■ Information provided:
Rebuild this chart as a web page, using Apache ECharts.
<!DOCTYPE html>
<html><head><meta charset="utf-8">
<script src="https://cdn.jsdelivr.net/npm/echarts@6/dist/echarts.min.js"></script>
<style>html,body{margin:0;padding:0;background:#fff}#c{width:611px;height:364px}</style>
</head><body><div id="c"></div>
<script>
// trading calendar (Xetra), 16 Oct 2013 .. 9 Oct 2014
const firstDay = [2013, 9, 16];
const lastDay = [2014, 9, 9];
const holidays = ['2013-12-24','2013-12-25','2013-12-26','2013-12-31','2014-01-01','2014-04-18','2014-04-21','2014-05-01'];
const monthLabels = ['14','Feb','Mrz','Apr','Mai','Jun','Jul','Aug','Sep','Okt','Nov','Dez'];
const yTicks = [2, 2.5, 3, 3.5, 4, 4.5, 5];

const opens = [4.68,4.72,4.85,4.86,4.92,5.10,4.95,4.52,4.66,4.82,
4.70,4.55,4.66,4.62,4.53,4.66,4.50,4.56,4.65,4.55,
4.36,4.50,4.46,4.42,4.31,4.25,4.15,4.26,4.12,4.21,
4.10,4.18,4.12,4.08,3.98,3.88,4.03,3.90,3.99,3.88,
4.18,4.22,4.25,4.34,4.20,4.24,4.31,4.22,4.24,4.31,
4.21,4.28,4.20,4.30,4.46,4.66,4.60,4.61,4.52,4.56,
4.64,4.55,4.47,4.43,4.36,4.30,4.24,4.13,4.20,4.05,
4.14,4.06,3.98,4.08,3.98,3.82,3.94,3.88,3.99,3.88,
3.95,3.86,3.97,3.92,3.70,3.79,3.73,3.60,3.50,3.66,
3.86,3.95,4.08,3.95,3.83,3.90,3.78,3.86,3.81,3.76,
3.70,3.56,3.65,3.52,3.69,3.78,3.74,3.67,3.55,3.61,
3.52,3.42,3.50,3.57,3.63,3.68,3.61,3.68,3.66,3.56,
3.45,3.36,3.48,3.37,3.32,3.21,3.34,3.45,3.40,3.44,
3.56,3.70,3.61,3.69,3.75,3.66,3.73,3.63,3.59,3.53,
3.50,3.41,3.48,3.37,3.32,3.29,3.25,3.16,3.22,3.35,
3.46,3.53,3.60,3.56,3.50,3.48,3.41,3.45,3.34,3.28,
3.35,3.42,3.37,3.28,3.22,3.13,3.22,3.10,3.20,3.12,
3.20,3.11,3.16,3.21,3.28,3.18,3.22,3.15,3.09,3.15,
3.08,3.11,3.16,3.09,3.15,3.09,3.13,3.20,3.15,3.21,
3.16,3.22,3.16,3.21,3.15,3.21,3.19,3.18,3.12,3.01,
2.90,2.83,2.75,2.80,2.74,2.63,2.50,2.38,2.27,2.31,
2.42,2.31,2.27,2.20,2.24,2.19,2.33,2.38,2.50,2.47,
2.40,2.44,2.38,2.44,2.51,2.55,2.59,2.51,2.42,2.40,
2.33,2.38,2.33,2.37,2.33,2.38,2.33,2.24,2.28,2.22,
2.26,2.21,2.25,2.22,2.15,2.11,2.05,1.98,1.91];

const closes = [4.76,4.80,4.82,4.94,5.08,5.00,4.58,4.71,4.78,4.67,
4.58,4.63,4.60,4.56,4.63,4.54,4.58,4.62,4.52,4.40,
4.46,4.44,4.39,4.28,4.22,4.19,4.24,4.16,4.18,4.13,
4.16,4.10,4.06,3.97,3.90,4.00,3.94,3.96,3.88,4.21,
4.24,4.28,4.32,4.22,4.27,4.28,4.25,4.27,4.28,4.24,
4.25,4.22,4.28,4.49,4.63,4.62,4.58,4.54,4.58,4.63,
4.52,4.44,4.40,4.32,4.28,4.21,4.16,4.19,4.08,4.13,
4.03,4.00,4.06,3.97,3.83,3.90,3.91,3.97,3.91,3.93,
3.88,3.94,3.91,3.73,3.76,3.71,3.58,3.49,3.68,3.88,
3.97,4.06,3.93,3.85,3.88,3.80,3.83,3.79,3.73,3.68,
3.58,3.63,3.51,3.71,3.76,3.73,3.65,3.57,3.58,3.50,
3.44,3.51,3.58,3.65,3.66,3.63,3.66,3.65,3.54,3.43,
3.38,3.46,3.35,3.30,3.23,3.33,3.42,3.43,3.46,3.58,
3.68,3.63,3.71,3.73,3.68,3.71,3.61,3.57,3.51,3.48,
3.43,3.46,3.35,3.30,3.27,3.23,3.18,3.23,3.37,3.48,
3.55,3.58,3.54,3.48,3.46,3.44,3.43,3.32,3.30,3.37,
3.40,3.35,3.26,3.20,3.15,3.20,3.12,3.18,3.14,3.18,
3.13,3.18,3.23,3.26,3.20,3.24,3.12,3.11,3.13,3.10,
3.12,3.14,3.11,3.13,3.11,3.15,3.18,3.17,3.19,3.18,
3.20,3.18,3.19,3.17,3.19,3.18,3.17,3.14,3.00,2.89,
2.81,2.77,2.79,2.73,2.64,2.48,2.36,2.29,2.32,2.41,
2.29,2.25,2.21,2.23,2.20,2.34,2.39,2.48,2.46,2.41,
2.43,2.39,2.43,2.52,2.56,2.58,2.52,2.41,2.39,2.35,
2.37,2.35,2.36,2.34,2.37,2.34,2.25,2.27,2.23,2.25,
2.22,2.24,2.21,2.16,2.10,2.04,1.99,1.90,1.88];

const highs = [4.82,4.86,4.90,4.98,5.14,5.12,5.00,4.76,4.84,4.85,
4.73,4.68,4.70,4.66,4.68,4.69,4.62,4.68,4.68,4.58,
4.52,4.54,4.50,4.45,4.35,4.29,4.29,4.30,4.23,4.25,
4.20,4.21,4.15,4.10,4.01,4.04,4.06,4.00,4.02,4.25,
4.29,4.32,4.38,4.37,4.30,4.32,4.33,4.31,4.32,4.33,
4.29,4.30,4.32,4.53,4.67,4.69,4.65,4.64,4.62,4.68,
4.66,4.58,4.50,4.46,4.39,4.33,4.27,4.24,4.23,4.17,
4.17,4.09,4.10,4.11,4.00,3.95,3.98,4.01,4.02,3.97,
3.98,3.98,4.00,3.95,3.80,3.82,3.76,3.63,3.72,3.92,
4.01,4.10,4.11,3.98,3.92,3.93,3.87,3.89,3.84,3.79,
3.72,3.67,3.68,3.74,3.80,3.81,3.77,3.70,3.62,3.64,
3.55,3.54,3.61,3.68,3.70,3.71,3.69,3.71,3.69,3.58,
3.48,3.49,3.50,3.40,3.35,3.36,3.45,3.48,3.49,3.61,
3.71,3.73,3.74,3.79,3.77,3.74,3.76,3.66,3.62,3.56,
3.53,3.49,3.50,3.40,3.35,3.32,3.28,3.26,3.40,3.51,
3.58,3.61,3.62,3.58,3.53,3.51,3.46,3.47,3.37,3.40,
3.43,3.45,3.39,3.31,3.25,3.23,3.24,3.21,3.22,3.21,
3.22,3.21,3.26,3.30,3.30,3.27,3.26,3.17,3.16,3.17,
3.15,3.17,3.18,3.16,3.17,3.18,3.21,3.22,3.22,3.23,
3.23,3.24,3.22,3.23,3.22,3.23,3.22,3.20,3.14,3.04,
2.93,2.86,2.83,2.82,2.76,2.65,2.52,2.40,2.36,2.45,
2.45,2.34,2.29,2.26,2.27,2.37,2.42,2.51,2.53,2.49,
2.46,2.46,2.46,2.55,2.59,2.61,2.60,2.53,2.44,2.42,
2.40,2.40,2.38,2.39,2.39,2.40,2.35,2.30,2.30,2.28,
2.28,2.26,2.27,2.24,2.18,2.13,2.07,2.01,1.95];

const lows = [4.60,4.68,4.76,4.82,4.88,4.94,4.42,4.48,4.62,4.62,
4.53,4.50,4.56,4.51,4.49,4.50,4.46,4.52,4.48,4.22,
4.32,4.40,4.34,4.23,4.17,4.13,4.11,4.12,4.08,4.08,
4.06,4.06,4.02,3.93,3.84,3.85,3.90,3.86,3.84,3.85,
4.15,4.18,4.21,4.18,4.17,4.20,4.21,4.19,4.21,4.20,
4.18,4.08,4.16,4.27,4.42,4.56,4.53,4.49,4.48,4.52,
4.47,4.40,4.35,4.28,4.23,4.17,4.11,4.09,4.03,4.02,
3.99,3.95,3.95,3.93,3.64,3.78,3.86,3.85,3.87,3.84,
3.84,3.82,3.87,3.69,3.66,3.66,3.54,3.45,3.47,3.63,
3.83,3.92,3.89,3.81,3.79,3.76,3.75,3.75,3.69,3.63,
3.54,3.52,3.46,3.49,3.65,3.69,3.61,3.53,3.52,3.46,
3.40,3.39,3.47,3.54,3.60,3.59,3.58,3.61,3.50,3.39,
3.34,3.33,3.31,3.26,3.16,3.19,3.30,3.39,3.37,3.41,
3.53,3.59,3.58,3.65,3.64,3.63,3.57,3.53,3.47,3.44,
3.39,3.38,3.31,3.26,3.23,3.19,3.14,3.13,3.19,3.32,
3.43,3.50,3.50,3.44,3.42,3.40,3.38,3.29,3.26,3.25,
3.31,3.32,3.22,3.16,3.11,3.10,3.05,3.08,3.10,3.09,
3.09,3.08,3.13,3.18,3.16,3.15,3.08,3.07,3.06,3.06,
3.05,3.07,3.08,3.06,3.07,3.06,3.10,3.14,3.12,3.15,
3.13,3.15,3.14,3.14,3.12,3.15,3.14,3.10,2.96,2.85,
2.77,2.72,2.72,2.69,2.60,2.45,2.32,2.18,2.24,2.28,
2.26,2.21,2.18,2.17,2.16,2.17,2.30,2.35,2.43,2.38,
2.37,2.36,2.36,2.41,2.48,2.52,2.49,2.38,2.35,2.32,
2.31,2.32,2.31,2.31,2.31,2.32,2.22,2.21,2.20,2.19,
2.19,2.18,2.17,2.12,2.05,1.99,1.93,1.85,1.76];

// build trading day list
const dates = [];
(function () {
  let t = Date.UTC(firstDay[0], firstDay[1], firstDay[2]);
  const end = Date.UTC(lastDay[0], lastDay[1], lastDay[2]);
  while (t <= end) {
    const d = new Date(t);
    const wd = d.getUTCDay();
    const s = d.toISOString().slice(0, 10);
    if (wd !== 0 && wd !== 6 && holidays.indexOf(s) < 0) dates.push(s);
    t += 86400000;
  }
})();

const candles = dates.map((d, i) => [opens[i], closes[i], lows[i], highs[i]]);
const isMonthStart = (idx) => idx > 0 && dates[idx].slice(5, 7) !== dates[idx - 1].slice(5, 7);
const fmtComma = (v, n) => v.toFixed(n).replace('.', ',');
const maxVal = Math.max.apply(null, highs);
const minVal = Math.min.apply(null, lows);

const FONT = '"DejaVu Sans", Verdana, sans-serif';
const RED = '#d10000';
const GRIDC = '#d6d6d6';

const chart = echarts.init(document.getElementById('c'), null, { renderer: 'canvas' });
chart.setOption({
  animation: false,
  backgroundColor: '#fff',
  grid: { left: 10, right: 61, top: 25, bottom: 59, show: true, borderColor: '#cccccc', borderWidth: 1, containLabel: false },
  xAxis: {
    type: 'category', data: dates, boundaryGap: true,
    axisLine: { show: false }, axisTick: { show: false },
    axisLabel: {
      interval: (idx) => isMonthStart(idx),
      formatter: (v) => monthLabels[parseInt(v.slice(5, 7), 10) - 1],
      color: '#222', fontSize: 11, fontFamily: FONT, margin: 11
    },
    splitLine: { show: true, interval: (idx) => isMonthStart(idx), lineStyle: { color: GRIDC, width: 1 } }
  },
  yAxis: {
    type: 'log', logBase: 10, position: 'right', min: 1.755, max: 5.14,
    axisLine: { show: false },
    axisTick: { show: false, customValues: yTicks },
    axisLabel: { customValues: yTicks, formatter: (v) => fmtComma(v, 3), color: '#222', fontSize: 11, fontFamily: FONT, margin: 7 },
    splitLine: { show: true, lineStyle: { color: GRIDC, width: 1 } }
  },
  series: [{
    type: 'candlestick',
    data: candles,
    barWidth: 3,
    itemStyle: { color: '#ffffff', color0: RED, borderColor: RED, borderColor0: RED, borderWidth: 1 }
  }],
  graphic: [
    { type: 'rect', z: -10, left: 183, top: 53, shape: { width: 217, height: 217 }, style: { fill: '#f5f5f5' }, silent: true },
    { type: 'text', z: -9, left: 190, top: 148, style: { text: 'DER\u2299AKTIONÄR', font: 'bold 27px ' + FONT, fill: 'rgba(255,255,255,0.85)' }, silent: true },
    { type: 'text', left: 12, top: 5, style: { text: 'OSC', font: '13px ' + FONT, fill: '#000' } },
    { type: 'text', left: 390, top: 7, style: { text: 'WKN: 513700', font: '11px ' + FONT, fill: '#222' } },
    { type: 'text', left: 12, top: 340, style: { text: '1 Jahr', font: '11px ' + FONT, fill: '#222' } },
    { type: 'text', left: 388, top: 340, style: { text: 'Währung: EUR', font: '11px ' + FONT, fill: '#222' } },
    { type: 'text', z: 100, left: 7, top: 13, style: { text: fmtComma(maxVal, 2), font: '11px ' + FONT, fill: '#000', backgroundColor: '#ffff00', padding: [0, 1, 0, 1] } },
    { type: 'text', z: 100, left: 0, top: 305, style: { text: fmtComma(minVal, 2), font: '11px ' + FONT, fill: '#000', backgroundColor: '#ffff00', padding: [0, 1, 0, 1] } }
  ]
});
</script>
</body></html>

■ What to do: Quote exactly the first line of the data and every line after it through the one holding "const yTicks = [2, 2.5, 3, 3.5, 4, 4.5, 5];".

■ Solution to this task:
Rebuild this chart as a web page, using Apache ECharts.
<!DOCTYPE html>
<html><head><meta charset="utf-8">
<script src="https://cdn.jsdelivr.net/npm/echarts@6/dist/echarts.min.js"></script>
<style>html,body{margin:0;padding:0;background:#fff}#c{width:611px;height:364px}</style>
</head><body><div id="c"></div>
<script>
// trading calendar (Xetra), 16 Oct 2013 .. 9 Oct 2014
const firstDay = [2013, 9, 16];
const lastDay = [2014, 9, 9];
const holidays = ['2013-12-24','2013-12-25','2013-12-26','2013-12-31','2014-01-01','2014-04-18','2014-04-21','2014-05-01'];
const monthLabels = ['14','Feb','Mrz','Apr','Mai','Jun','Jul','Aug','Sep','Okt','Nov','Dez'];
const yTicks = [2, 2.5, 3, 3.5, 4, 4.5, 5];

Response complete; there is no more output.